In Berlin ließ sich Kohl die neuen Modelle zeigen (Peter Eisenman/Richard Serra, Jochen Gerz, Daniel Libeskind, Gesine Weinmiller). Ich erinnere mich noch lebhaft daran, wie Lea Rosh, die engagierteste Betreiberin des Mahnmalprojekts seit 1988, dem Kanzler ihre Sorge über wachsende Widerstände von SPD-Politikern und Berliner CDU-Landespolitikern vortrug und ihm dafür dankte, dass er loyal und beharrlich zu dem Vorhaben stehe. Kohl zeigte eine klare Präferenz für den Eisenman/Serra-Entwurf, wünschte sich jedoch einige Modifikationen (vor allem eine mit Bäumen und Büschen bepflanzte Übergangszone, auch wenn dies bedeutete, dass die Zahl der Pfeiler reduziert würde). Er lud Peter Eisenman und Richard Serra zu sich ins Bonner Bundeskanzleramt ein, um mit ihnen über seine Vorstellungen zu sprechen. Eisenman zeigte sich empfänglich und flexibel. Er betonte, dies sei nicht sein erstes öffentliches Projekt, und er sei sich darüber im Klaren, dass staatliche Stellen – auch im Blick auf die Akzeptanz in der Bevölkerung – ein legitimes Interesse daran hätten mitzureden. Richard Serra dagegen schien über die „Verwässerung“ seines künstlerischen Konzepts nicht so glücklich zu sein.
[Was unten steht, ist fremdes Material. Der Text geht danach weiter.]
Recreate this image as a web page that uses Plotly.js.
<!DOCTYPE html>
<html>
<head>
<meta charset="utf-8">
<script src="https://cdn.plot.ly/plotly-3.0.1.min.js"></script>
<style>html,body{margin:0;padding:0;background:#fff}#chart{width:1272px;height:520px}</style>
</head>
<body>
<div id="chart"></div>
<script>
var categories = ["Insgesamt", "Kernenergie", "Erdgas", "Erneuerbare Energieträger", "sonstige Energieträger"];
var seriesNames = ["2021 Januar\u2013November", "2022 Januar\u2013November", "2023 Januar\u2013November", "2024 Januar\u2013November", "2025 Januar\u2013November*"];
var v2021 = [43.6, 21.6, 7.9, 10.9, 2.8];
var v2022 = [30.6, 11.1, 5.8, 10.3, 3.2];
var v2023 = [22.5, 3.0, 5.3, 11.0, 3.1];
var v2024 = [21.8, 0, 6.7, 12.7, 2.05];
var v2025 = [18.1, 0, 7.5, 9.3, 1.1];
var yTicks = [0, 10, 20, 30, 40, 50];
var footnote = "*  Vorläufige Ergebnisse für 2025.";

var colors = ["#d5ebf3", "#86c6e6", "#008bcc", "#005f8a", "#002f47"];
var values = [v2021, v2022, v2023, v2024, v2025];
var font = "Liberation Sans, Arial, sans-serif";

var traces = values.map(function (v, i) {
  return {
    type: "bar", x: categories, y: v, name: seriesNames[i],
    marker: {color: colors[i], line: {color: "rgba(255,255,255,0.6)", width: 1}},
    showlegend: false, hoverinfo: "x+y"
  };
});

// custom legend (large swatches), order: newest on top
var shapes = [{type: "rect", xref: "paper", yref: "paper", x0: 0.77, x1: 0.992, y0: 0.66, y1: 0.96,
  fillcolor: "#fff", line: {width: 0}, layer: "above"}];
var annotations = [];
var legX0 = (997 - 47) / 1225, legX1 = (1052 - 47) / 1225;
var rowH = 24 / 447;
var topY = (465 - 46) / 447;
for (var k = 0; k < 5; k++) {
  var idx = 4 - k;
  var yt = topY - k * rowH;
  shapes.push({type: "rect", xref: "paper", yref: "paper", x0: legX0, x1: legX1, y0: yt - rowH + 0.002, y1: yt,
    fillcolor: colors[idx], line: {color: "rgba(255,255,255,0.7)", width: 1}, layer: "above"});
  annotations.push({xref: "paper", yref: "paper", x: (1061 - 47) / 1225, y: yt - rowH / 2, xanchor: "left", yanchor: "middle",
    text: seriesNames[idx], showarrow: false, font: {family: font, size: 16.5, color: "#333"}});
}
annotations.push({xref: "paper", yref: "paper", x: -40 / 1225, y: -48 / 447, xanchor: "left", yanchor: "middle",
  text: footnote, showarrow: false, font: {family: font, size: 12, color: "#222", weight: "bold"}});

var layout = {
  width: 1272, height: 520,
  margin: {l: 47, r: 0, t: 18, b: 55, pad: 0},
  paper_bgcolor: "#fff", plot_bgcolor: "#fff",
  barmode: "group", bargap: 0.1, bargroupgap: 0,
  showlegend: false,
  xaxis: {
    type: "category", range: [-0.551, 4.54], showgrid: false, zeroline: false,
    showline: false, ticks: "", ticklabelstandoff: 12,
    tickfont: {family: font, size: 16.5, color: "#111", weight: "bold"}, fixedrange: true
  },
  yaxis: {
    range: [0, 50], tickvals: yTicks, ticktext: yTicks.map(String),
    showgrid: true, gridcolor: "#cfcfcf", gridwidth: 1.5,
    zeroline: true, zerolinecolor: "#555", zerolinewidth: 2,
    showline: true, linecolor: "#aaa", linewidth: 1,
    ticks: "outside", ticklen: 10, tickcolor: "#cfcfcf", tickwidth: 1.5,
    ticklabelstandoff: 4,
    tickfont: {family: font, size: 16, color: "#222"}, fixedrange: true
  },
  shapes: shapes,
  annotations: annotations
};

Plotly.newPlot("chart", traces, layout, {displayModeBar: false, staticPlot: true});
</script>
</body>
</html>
Zur Zeit des Regierungswechsels 1998 waren die Entscheidungsprozesse so weit gediehen, dass der Regierung Schröder – trotz öffentlich bekundeter Bedenken – die Hände politisch gebunden waren. In einem Fernsehinterview wies Kohl darauf hin, dass es nicht mehr nur um eine innerdeutsche Debatte gehe: „Was auf uns zukäme, wenn wir es nicht bauten, wäre ein schwerer Schaden für das Land.“ Die Regierung Schröder konnte allerdings Eisenman dazu bringen, seinen Entwurf zu überarbeiten und um einen „Ort der Information“ zu ergänzen. Der 14. Deutsche Bundestag, in dessen Wahlperiode der Umzug von Bonn nach Berlin fiel, nahm sich des Projekts wesentlich stärker an als die beiden Bundestage davor. Am 25. Juni 1999 debattierten die Abgeordneten ausführlich über das „Ob“ und das „Wie“ des Berliner Holocaust-Mahnmals. Bei den Abstimmungen herrschte kein Fraktionszwang. Der modifizierte Eisenman-Entwurf fand schließlich eine Mehrheit von 312 gegen 207 Stimmen.
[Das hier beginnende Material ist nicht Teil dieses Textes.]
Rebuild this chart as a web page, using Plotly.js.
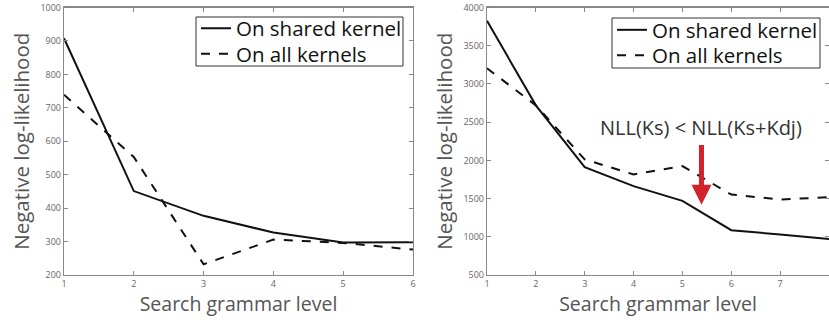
<!DOCTYPE html>
<html><head><meta charset="utf-8">
<script src="https://cdn.plot.ly/plotly-3.0.1.min.js"></script>
<style>html,body{margin:0;padding:0;overflow:hidden;background:#fff}</style>
</head><body><div id="chart" style="width:829px;height:320px"></div>
<script>
var levelsA = [1, 2, 3, 4, 5, 6];
var sharedA = [908, 451, 377, 327, 297, 298];
var allA = [739, 553, 232, 306, 296, 276];
var levelsB = [1, 2, 3, 4, 5, 6, 7, 8];
var sharedB = [3826, 2720, 1912, 1663, 1470, 1086, 1030, 972];
var allB = [3205, 2720, 2012, 1816, 1925, 1553, 1488, 1518];
var seriesNames = ['On shared kernel', 'On all kernels'];
var ticksA = [200, 300, 400, 500, 600, 700, 800, 900, 1000];
var ticksB = [500, 1000, 1500, 2000, 2500, 3000, 3500, 4000];
var noteText = 'NLL(Ks) < NLL(Ks+Kdj)';

var FONT = 'Open Sans, Noto Sans, sans-serif';
var lineSolid = {color: '#111', width: 2, dash: 'solid'};
var lineDash = {color: '#111', width: 2, dash: 'dash'};

var traces = [
  {x: levelsA, y: sharedA, name: seriesNames[0], mode: 'lines', line: lineSolid, xaxis: 'x', yaxis: 'y', legend: 'legend'},
  {x: levelsA, y: allA, name: seriesNames[1], mode: 'lines', line: lineDash, xaxis: 'x', yaxis: 'y', legend: 'legend2'},
  {x: levelsB, y: sharedB, name: seriesNames[0], mode: 'lines', line: lineSolid, xaxis: 'x2', yaxis: 'y2', legend: 'legend3'},
  {x: levelsB, y: allB, name: seriesNames[1], mode: 'lines', line: lineDash, xaxis: 'x2', yaxis: 'y2', legend: 'legend4'}
];

function axisBase() {
  return {
    showgrid: false, zeroline: false, showline: true, linecolor: '#888', linewidth: 1.2,
    mirror: 'ticks', ticks: 'inside', ticklen: 4, tickcolor: '#888', tickwidth: 1,
    tickfont: {family: FONT, size: 9, color: '#666'}, automargin: false, fixedrange: true
  };
}
var W = 829, H = 320;
var yDom = [(H - 275) / H, (H - 7.5) / H];
var xTitleFont = {family: FONT, size: 19.5, color: '#555'};
var yTitleFont = {family: FONT, size: 20.5, color: '#555'};

var xa = Object.assign(axisBase(), {domain: [64 / W, 413 / W], range: [1, 6], tickvals: levelsA,
  title: {text: 'Search grammar level', font: xTitleFont, standoff: 3}});
var ya = Object.assign(axisBase(), {domain: yDom, range: [200, 1000], tickvals: ticksA,
  title: {text: 'Negative log-likelihood', font: yTitleFont, standoff: 5}});
var xb = Object.assign(axisBase(), {domain: [487 / W, 1], range: [1, 8], tickvals: levelsB, anchor: 'y2',
  title: {text: 'Search grammar level', font: xTitleFont, standoff: 3}});
var yb = Object.assign(axisBase(), {domain: yDom, range: [500, 4000], tickvals: ticksB, anchor: 'x2',
  title: {text: 'Negative log-likelihood', font: yTitleFont, standoff: 5}});

var legendBase = {
  font: {family: FONT, size: 20.5, color: '#111'}, bgcolor: 'rgba(0,0,0,0)', borderwidth: 0,
  xref: 'paper', yref: 'paper', xanchor: 'left', yanchor: 'middle', itemwidth: 30
};
function leg(xpx, ypx) { return Object.assign({}, legendBase, {x: xpx / W, y: 1 - ypx / H}); }
function box(x0, y0, x1, y1) {
  return {type: 'rect', xref: 'paper', yref: 'paper', x0: x0 / W, x1: x1 / W, y0: 1 - y0 / H, y1: 1 - y1 / H,
    line: {color: '#333', width: 1}, fillcolor: 'rgba(0,0,0,0)', layer: 'below'};
}

var layout = {
  width: W, height: H, margin: {l: 0, r: 0, t: 0, b: 0},
  paper_bgcolor: '#fff', plot_bgcolor: '#fff',
  font: {family: FONT},
  xaxis: xa, yaxis: ya, xaxis2: xb, yaxis2: yb,
  legend: leg(196, 28.5), legend2: leg(196, 54),
  legend3: leg(612, 30), legend4: leg(612, 55.5),
  shapes: [box(196, 17, 403, 66), box(612, 18, 820, 68)],
  annotations: [
    {xref: 'x2', yref: 'y2', x: 5.39, y: 2427, text: noteText, showarrow: false,
     font: {family: FONT, size: 20, color: '#333'}, xanchor: 'center', yanchor: 'middle'},
    {xref: 'x2', yref: 'y2', x: 5.39, y: 1420, axref: 'x2', ayref: 'y2', ax: 5.39, ay: 2220,
     text: '', showarrow: true, arrowhead: 2, arrowsize: 0.8, arrowwidth: 5, arrowcolor: '#d4222a'}
  ],
  showlegend: true
};

Plotly.newPlot('chart', traces, layout, {staticPlot: true, displayModeBar: false});
</script>
</body></html>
Man mag im Nachhinein darüber streiten, ob es richtig war, ein derart zentrales Vorhaben („zentral“ im topographischen wie im metaphorischen Sinne) erst zu einem so späten Zeitpunkt zu parlamentarisieren. Tatsache scheint mir zu sein, dass ohne die – demokratisch legitimierte – Führung aus dem Kanzleramt das Vorhaben entweder gar nicht oder ganz anders oder viel später verwirklicht worden wäre. Das gilt auch für eine Reihe von anderen, zum Teil bis in die Mitte der 1980er Jahre zurückgehende Projekte, die das Erscheinungsbild der Hauptstadt des wiedervereinigten Deutschlands prägen, zum Beispiel das Deutsche Historische Museum mit dem Erweiterungsbau von I. M. Pei, die umgewidmete Neue Wache oder der Kanzleramtsbau von Axel Schultes.

 

Michael Mertes leitete von 1995 bis 1998 die Planungs- und Kulturabteilung im Bundeskanzleramt.